(TASK DETAILS) Transcribe all the entries word for word, omitting any pictures they contain.

(LISTING)
┌────────

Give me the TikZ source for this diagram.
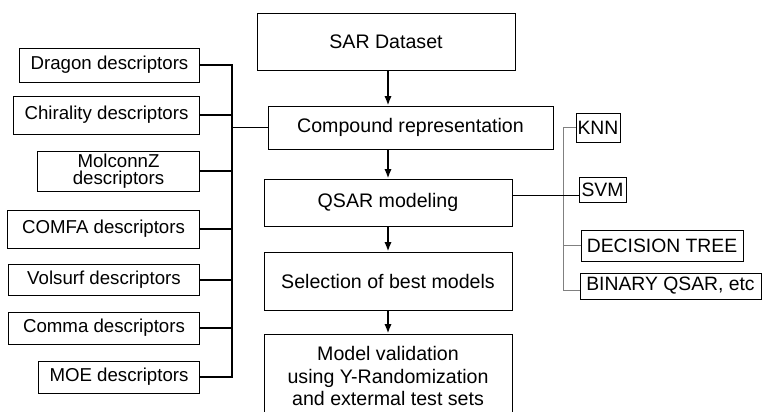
\documentclass[tikz,border=0pt]{standalone}
\usepackage{fontspec}
\setmainfont{Liberation Sans}
\usepackage{tikz}
\usetikzlibrary{arrows.meta}

\begin{document}
\begin{tikzpicture}[x=0.75pt,y=-0.75pt,
    box/.style={draw,line width=0.75pt,inner sep=0pt,align=center,
        font=\fontsize{14}{17}\selectfont},
    desc/.style={box,anchor=east},
    stage/.style={box,font=\fontsize{14.7}{17}\selectfont},
    algo/.style={box,font=\fontsize{14.5}{16}\selectfont},
    busln/.style={line width=1.5pt},
    grayln/.style={line width=0.75pt,color=gray},
    thinln/.style={line width=0.75pt},
    arr/.style={line width=1.5pt,-{Latex[length=7pt,width=5.5pt]}}]
    \useasboundingbox (0,0) rectangle (763,411);
    \clip (0,0) rectangle (763,411);
    % descriptor boxes on the left
    \node (drag)  at (200,65)    [desc,minimum width=135pt,minimum height=25.5pt] {Dragon descriptors};
    \node (chir)  at (200,115)   [desc,minimum width=139.5pt,minimum height=28.5pt] {Chirality descriptors};
    \node (molc)  at (200,171)   [desc,minimum width=121.5pt,minimum height=30pt,
        font=\fontsize{14}{12.5}\selectfont] {MolconnZ\\descriptors};
    \node (comfa) at (200,229)   [desc,minimum width=144pt,minimum height=28.5pt] {COMFA descriptors};
    \node (vols)  at (200,279.5) [desc,minimum width=143.25pt,minimum height=23.25pt] {Volsurf descriptors};
    \node (comma) at (200,328)   [desc,minimum width=143.25pt,minimum height=24pt] {Comma descriptors};
    \node (moe)   at (200,377)   [desc,minimum width=120.75pt,minimum height=24pt] {MOE descriptors};
    % main stages
    \node (sar)   at (386,41.5)  [stage,minimum width=193.5pt,minimum height=42.75pt] {SAR Dataset};
    \node (comp)  at (410.5,127.5) [stage,minimum width=213.75pt,minimum height=32.25pt] {Compound representation};
    \node (qsar)  at (388,202.5) [stage,minimum width=186pt,minimum height=35.25pt] {QSAR modeling};
    \node (sel)   at (388,281)   [stage,minimum width=186pt,minimum height=43.5pt] {Selection of best models};
    \node (valid) at (388,376)   [stage,minimum width=186pt,minimum height=63pt]
        {Model validation\\using Y-Randomization\\and extermal test sets};
    % methods on the right
    \node (knn) at (598,127.5)   [algo,minimum width=33pt,minimum height=21.75pt] {KNN};
    \node (svm) at (602.5,189.5) [algo,minimum width=35.25pt,minimum height=18.75pt] {SVM};
    \node (dt)  at (662,245.5)   [algo,minimum width=121.5pt,minimum height=23.25pt] {DECISION TREE};
    \node (bin) at (670.5,286)   [algo,minimum width=135.75pt,minimum height=19.5pt] {BINARY QSAR, etc};
    % left bus
    \coordinate (ltop) at (232,65);
    \coordinate (lbot) at (232,377);
    \draw[busln] (drag.east) -- (ltop) -- (lbot) -- (moe.east);
    \foreach \n in {chir,molc,comfa,vols,comma} % branches into the bus
    \draw[busln] (\n.east) -- (\n.east -| ltop);
    \draw[thinln] (ltop |- comp.west) -- (comp.west);
    % right bus
    \coordinate (rtop) at (563,127.5);
    \coordinate (rbot) at (563,290);
    \draw[grayln] (knn.west) -- (rtop) -- (rbot) -- (rbot -| bin.west);
    \draw[grayln] (rtop |- dt.west) -- (dt.west);
    \draw[thinln] ([yshift=5.6pt]qsar.east) -- ([yshift=5.6pt]qsar.east -| svm.west);
    % flow arrows
    \draw[arr] (sar.south -| qsar.north) -- (qsar.north |- comp.north);
    \draw[arr] (qsar.north |- comp.south) -- (qsar.north);
    \draw[arr] (qsar.south) -- (sel.north);
    \draw[arr] (sel.south) -- (valid.north);
\end{tikzpicture}
\end{document}
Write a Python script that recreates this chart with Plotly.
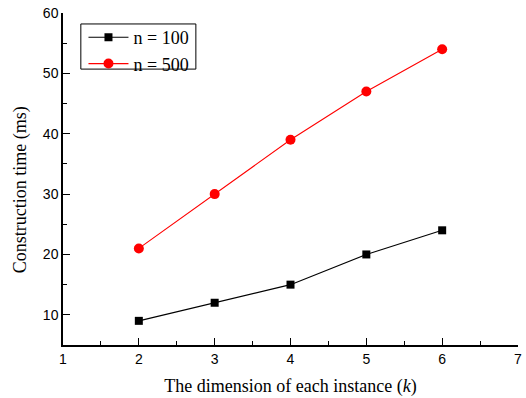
import plotly.graph_objects as go

# Dimension of each instance (k)
dims = [2, 3, 4, 5, 6]
# Construction time (ms) for two instance counts
time_n100 = [9, 12, 15, 20, 24]
time_n500 = [21, 30, 39, 47, 54]

x_ticks = [1, 2, 3, 4, 5, 6, 7]
y_ticks = [10, 20, 30, 40, 50, 60]

SERIF = "Liberation Serif, Times New Roman, serif"
SANS = "Liberation Sans, Arial, sans-serif"

fig = go.Figure()
fig.add_trace(go.Scatter(
    x=dims, y=time_n100, mode="lines+markers", name="n = 100",
    line=dict(color="black", width=1.1),
    marker=dict(symbol="square", size=8, color="black"),
))
fig.add_trace(go.Scatter(
    x=dims, y=time_n500, mode="lines+markers", name="n = 500",
    line=dict(color="#ff0000", width=1.1),
    marker=dict(symbol="circle", size=10, color="#ff0000"),
))

axis_common = dict(
    showline=True, linecolor="black", linewidth=1.5,
    ticks="inside", ticklen=7, tickwidth=1.2, tickcolor="black",
    showgrid=False, zeroline=False, mirror=False,
    ticklabeloverflow="allow",
    tickfont=dict(family=SANS, size=14, color="black"),
)

fig.update_layout(
    width=526, height=398,
    margin=dict(l=63, r=4, t=13, b=53),
    paper_bgcolor="white", plot_bgcolor="white",
    xaxis=dict(
        range=[1, 7], tickvals=x_ticks, **axis_common,
        minor=dict(ticks="inside", ticklen=4, tickwidth=1, tickcolor="black", dtick=0.5, showgrid=False),
        title=dict(text="The dimension of each instance (<i>k</i>)",
                   font=dict(family=SERIF, size=18, color="black"),
                   standoff=14),
    ),
    yaxis=dict(
        range=[5, 60], tickvals=y_ticks, **axis_common,
        minor=dict(ticks="inside", ticklen=4, tickwidth=1, tickcolor="black", dtick=5, tick0=0, showgrid=False),
    ),
    legend=dict(
        x=0.045, y=0.982, xanchor="left", yanchor="top",
        bgcolor="rgba(0,0,0,0)", borderwidth=0,
        font=dict(family=SERIF, size=18, color="black"),
        tracegroupgap=0, itemwidth=40,
    ),
)

# Vertical axis title, sitting slightly below the plot's mid-height
fig.add_annotation(
    text="Construction time (ms)", textangle=-90,
    xref="paper", yref="paper", x=-0.0915, y=0.467,
    xanchor="center", yanchor="middle", showarrow=False,
    font=dict(family=SERIF, size=18, color="black"),
)

# Framed white panel behind the legend entries
fig.add_shape(
    type="rect", xref="paper", yref="paper",
    x0=0.0392, x1=0.292, y0=0.831, y1=0.967,
    line=dict(color="black", width=1), fillcolor="white", layer="above",
)

fig.write_html("out.html")
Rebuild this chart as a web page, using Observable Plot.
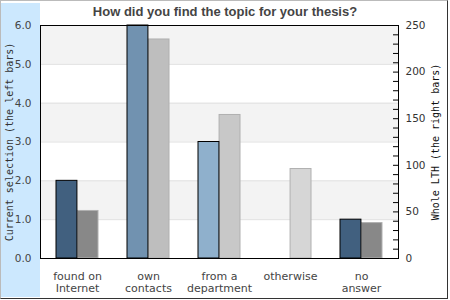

└────────

(ANSWER IN FULL)
Give me the TikZ source for this diagram.
\documentclass[tikz,border=0pt]{standalone}
\usepackage{fontspec}
\setmainfont{Liberation Sans}
\usepackage{tikz}
\usetikzlibrary{arrows.meta}

\begin{document}
\begin{tikzpicture}[x=0.75pt,y=-0.75pt,
    box/.style={draw,line width=0.75pt,inner sep=0pt,align=center,
        font=\fontsize{14}{17}\selectfont},
    desc/.style={box,anchor=east},
    stage/.style={box,font=\fontsize{14.7}{17}\selectfont},
    algo/.style={box,font=\fontsize{14.5}{16}\selectfont},
    busln/.style={line width=1.5pt},
    grayln/.style={line width=0.75pt,color=gray},
    thinln/.style={line width=0.75pt},
    arr/.style={line width=1.5pt,-{Latex[length=7pt,width=5.5pt]}}]
    \useasboundingbox (0,0) rectangle (763,411);
    \clip (0,0) rectangle (763,411);
    % descriptor boxes on the left
    \node (drag)  at (200,65)    [desc,minimum width=135pt,minimum height=25.5pt] {Dragon descriptors};
    \node (chir)  at (200,115)   [desc,minimum width=139.5pt,minimum height=28.5pt] {Chirality descriptors};
    \node (molc)  at (200,171)   [desc,minimum width=121.5pt,minimum height=30pt,
        font=\fontsize{14}{12.5}\selectfont] {MolconnZ\\descriptors};
    \node (comfa) at (200,229)   [desc,minimum width=144pt,minimum height=28.5pt] {COMFA descriptors};
    \node (vols)  at (200,279.5) [desc,minimum width=143.25pt,minimum height=23.25pt] {Volsurf descriptors};
    \node (comma) at (200,328)   [desc,minimum width=143.25pt,minimum height=24pt] {Comma descriptors};
    \node (moe)   at (200,377)   [desc,minimum width=120.75pt,minimum height=24pt] {MOE descriptors};
    % main stages
    \node (sar)   at (386,41.5)  [stage,minimum width=193.5pt,minimum height=42.75pt] {SAR Dataset};
    \node (comp)  at (410.5,127.5) [stage,minimum width=213.75pt,minimum height=32.25pt] {Compound representation};
    \node (qsar)  at (388,202.5) [stage,minimum width=186pt,minimum height=35.25pt] {QSAR modeling};
    \node (sel)   at (388,281)   [stage,minimum width=186pt,minimum height=43.5pt] {Selection of best models};
    \node (valid) at (388,376)   [stage,minimum width=186pt,minimum height=63pt]
        {Model validation\\using Y-Randomization\\and extermal test sets};
    % methods on the right
    \node (knn) at (598,127.5)   [algo,minimum width=33pt,minimum height=21.75pt] {KNN};
    \node (svm) at (602.5,189.5) [algo,minimum width=35.25pt,minimum height=18.75pt] {SVM};
    \node (dt)  at (662,245.5)   [algo,minimum width=121.5pt,minimum height=23.25pt] {DECISION TREE};
    \node (bin) at (670.5,286)   [algo,minimum width=135.75pt,minimum height=19.5pt] {BINARY QSAR, etc};
    % left bus
    \coordinate (ltop) at (232,65);
    \coordinate (lbot) at (232,377);
    \draw[busln] (drag.east) -- (ltop) -- (lbot) -- (moe.east);
    \foreach \n in {chir,molc,comfa,vols,comma} % branches into the bus
    \draw[busln] (\n.east) -- (\n.east -| ltop);
    \draw[thinln] (ltop |- comp.west) -- (comp.west);
    % right bus
    \coordinate (rtop) at (563,127.5);
    \coordinate (rbot) at (563,290);
    \draw[grayln] (knn.west) -- (rtop) -- (rbot) -- (rbot -| bin.west);
    \draw[grayln] (rtop |- dt.west) -- (dt.west);
    \draw[thinln] ([yshift=5.6pt]qsar.east) -- ([yshift=5.6pt]qsar.east -| svm.west);
    % flow arrows
    \draw[arr] (sar.south -| qsar.north) -- (qsar.north |- comp.north);
    \draw[arr] (qsar.north |- comp.south) -- (qsar.north);
    \draw[arr] (qsar.south) -- (sel.north);
    \draw[arr] (sel.south) -- (valid.north);
\end{tikzpicture}
\end{document}
Write a Python script that recreates this chart with Plotly.
import plotly.graph_objects as go

# Dimension of each instance (k)
dims = [2, 3, 4, 5, 6]
# Construction time (ms) for two instance counts
time_n100 = [9, 12, 15, 20, 24]
time_n500 = [21, 30, 39, 47, 54]

x_ticks = [1, 2, 3, 4, 5, 6, 7]
y_ticks = [10, 20, 30, 40, 50, 60]

SERIF = "Liberation Serif, Times New Roman, serif"
SANS = "Liberation Sans, Arial, sans-serif"

fig = go.Figure()
fig.add_trace(go.Scatter(
    x=dims, y=time_n100, mode="lines+markers", name="n = 100",
    line=dict(color="black", width=1.1),
    marker=dict(symbol="square", size=8, color="black"),
))
fig.add_trace(go.Scatter(
    x=dims, y=time_n500, mode="lines+markers", name="n = 500",
    line=dict(color="#ff0000", width=1.1),
    marker=dict(symbol="circle", size=10, color="#ff0000"),
))

axis_common = dict(
    showline=True, linecolor="black", linewidth=1.5,
    ticks="inside", ticklen=7, tickwidth=1.2, tickcolor="black",
    showgrid=False, zeroline=False, mirror=False,
    ticklabeloverflow="allow",
    tickfont=dict(family=SANS, size=14, color="black"),
)

fig.update_layout(
    width=526, height=398,
    margin=dict(l=63, r=4, t=13, b=53),
    paper_bgcolor="white", plot_bgcolor="white",
    xaxis=dict(
        range=[1, 7], tickvals=x_ticks, **axis_common,
        minor=dict(ticks="inside", ticklen=4, tickwidth=1, tickcolor="black", dtick=0.5, showgrid=False),
        title=dict(text="The dimension of each instance (<i>k</i>)",
                   font=dict(family=SERIF, size=18, color="black"),
                   standoff=14),
    ),
    yaxis=dict(
        range=[5, 60], tickvals=y_ticks, **axis_common,
        minor=dict(ticks="inside", ticklen=4, tickwidth=1, tickcolor="black", dtick=5, tick0=0, showgrid=False),
    ),
    legend=dict(
        x=0.045, y=0.982, xanchor="left", yanchor="top",
        bgcolor="rgba(0,0,0,0)", borderwidth=0,
        font=dict(family=SERIF, size=18, color="black"),
        tracegroupgap=0, itemwidth=40,
    ),
)

# Vertical axis title, sitting slightly below the plot's mid-height
fig.add_annotation(
    text="Construction time (ms)", textangle=-90,
    xref="paper", yref="paper", x=-0.0915, y=0.467,
    xanchor="center", yanchor="middle", showarrow=False,
    font=dict(family=SERIF, size=18, color="black"),
)

# Framed white panel behind the legend entries
fig.add_shape(
    type="rect", xref="paper", yref="paper",
    x0=0.0392, x1=0.292, y0=0.831, y1=0.967,
    line=dict(color="black", width=1), fillcolor="white", layer="above",
)

fig.write_html("out.html")
Rebuild this chart as a web page, using Observable Plot.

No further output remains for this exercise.